Collected material:

— Start —

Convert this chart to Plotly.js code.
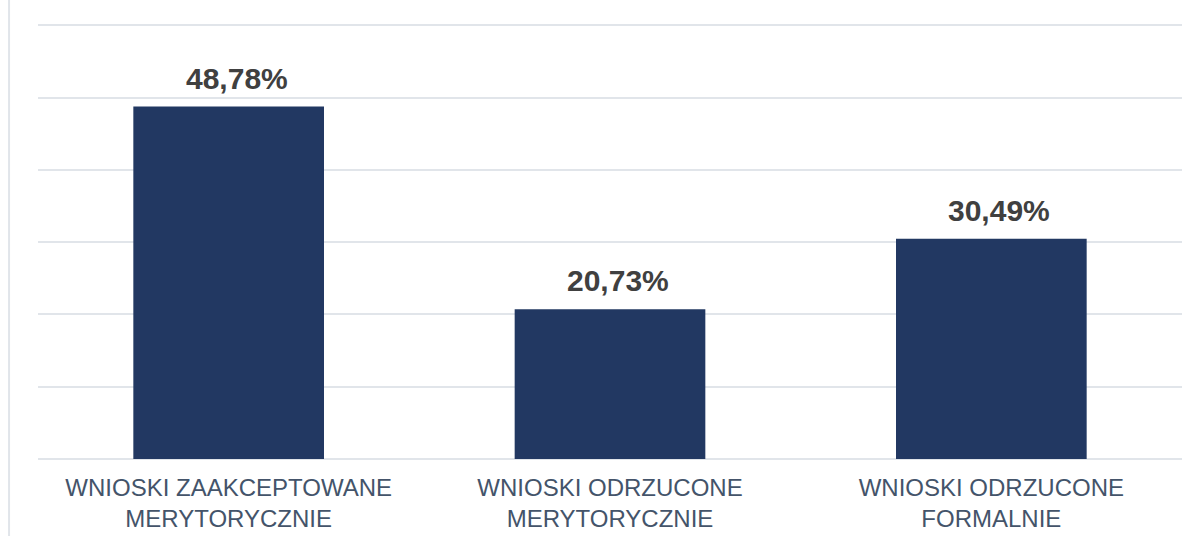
<!DOCTYPE html>
<html>
<head>
<meta charset="utf-8">
<script src="https://cdn.plot.ly/plotly-3.0.1.min.js"></script>
<style>
  html, body { margin: 0; padding: 0; background: #ffffff; }
  #chart { width: 1200px; height: 536px; }
</style>
</head>
<body>
<div id="chart"></div>
<script>
const categories = ["WNIOSKI ZAAKCEPTOWANE MERYTORYCZNIE", "WNIOSKI ODRZUCONE MERYTORYCZNIE", "WNIOSKI ODRZUCONE FORMALNIE"];
const tickLabels = ["WNIOSKI ZAAKCEPTOWANE<br>MERYTORYCZNIE", "WNIOSKI ODRZUCONE<br>MERYTORYCZNIE", "WNIOSKI ODRZUCONE<br>FORMALNIE"];
const values = [48.78, 20.73, 30.49];
const valueLabels = ["48,78%", "20,73%", "30,49%"];

const trace = {
  type: "bar",
  x: categories,
  y: values,
  marker: { color: "#223862" },
  hoverinfo: "none"
};

const annotations = categories.map((c, i) => ({
  x: c, y: values[i], xref: "x", yref: "y",
  text: "<b>" + valueLabels[i] + "</b>",
  showarrow: false,
  yanchor: "bottom",
  yshift: 10,
  xshift: 8,
  font: { family: "Liberation Sans, Arial, sans-serif", size: 30, color: "#404040" }
}));

const layout = {
  width: 1200, height: 536,
  margin: { l: 38, r: 18, t: 11, b: 77 },
  paper_bgcolor: "#ffffff",
  plot_bgcolor: "#ffffff",
  bargap: 0.5,
  showlegend: false,
  xaxis: {
    tickmode: "array",
    tickvals: categories,
    ticktext: tickLabels,
    tickfont: { family: "Liberation Sans, Arial, sans-serif", size: 24, color: "#44546A" },
    ticklabelstandoff: 12,
    showgrid: false,
    zeroline: false,
    showline: false,
    ticks: "",
    ticklen: 0
  },
  yaxis: {
    range: [0, 62],
    tickmode: "linear",
    tick0: 0,
    dtick: 10,
    showticklabels: false,
    showgrid: true,
    gridcolor: "#e1e5ea",
    gridwidth: 2,
    zeroline: true,
    zerolinecolor: "#e1e5ea",
    zerolinewidth: 2,
    ticks: ""
  },
  annotations: annotations,
  shapes: [{
    type: "line", xref: "paper", yref: "paper",
    x0: -0.0253, x1: -0.0253, y0: -0.18, y1: 1.03,
    line: { color: "#e1e5ea", width: 2 },
    layer: "below"
  }]
};

Plotly.newPlot("chart", [trace], layout, { displayModeBar: false, staticPlot: true });
</script>
</body>
</html>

— End —

Task prompt: All the lines above are to be given again exactly as they read, with the pictures removed.

Reply to the task:
Convert this chart to Plotly.js code.
<!DOCTYPE html>
<html>
<head>
<meta charset="utf-8">
<script src="https://cdn.plot.ly/plotly-3.0.1.min.js"></script>
<style>
  html, body { margin: 0; padding: 0; background: #ffffff; }
  #chart { width: 1200px; height: 536px; }
</style>
</head>
<body>
<div id="chart"></div>
<script>
const categories = ["WNIOSKI ZAAKCEPTOWANE MERYTORYCZNIE", "WNIOSKI ODRZUCONE MERYTORYCZNIE", "WNIOSKI ODRZUCONE FORMALNIE"];
const tickLabels = ["WNIOSKI ZAAKCEPTOWANE<br>MERYTORYCZNIE", "WNIOSKI ODRZUCONE<br>MERYTORYCZNIE", "WNIOSKI ODRZUCONE<br>FORMALNIE"];
const values = [48.78, 20.73, 30.49];
const valueLabels = ["48,78%", "20,73%", "30,49%"];

const trace = {
  type: "bar",
  x: categories,
  y: values,
  marker: { color: "#223862" },
  hoverinfo: "none"
};

const annotations = categories.map((c, i) => ({
  x: c, y: values[i], xref: "x", yref: "y",
  text: "<b>" + valueLabels[i] + "</b>",
  showarrow: false,
  yanchor: "bottom",
  yshift: 10,
  xshift: 8,
  font: { family: "Liberation Sans, Arial, sans-serif", size: 30, color: "#404040" }
}));

const layout = {
  width: 1200, height: 536,
  margin: { l: 38, r: 18, t: 11, b: 77 },
  paper_bgcolor: "#ffffff",
  plot_bgcolor: "#ffffff",
  bargap: 0.5,
  showlegend: false,
  xaxis: {
    tickmode: "array",
    tickvals: categories,
    ticktext: tickLabels,
    tickfont: { family: "Liberation Sans, Arial, sans-serif", size: 24, color: "#44546A" },
    ticklabelstandoff: 12,
    showgrid: false,
    zeroline: false,
    showline: false,
    ticks: "",
    ticklen: 0
  },
  yaxis: {
    range: [0, 62],
    tickmode: "linear",
    tick0: 0,
    dtick: 10,
    showticklabels: false,
    showgrid: true,
    gridcolor: "#e1e5ea",
    gridwidth: 2,
    zeroline: true,
    zerolinecolor: "#e1e5ea",
    zerolinewidth: 2,
    ticks: ""
  },
  annotations: annotations,
  shapes: [{
    type: "line", xref: "paper", yref: "paper",
    x0: -0.0253, x1: -0.0253, y0: -0.18, y1: 1.03,
    line: { color: "#e1e5ea", width: 2 },
    layer: "below"
  }]
};

Plotly.newPlot("chart", [trace], layout, { displayModeBar: false, staticPlot: true });
</script>
</body>
</html>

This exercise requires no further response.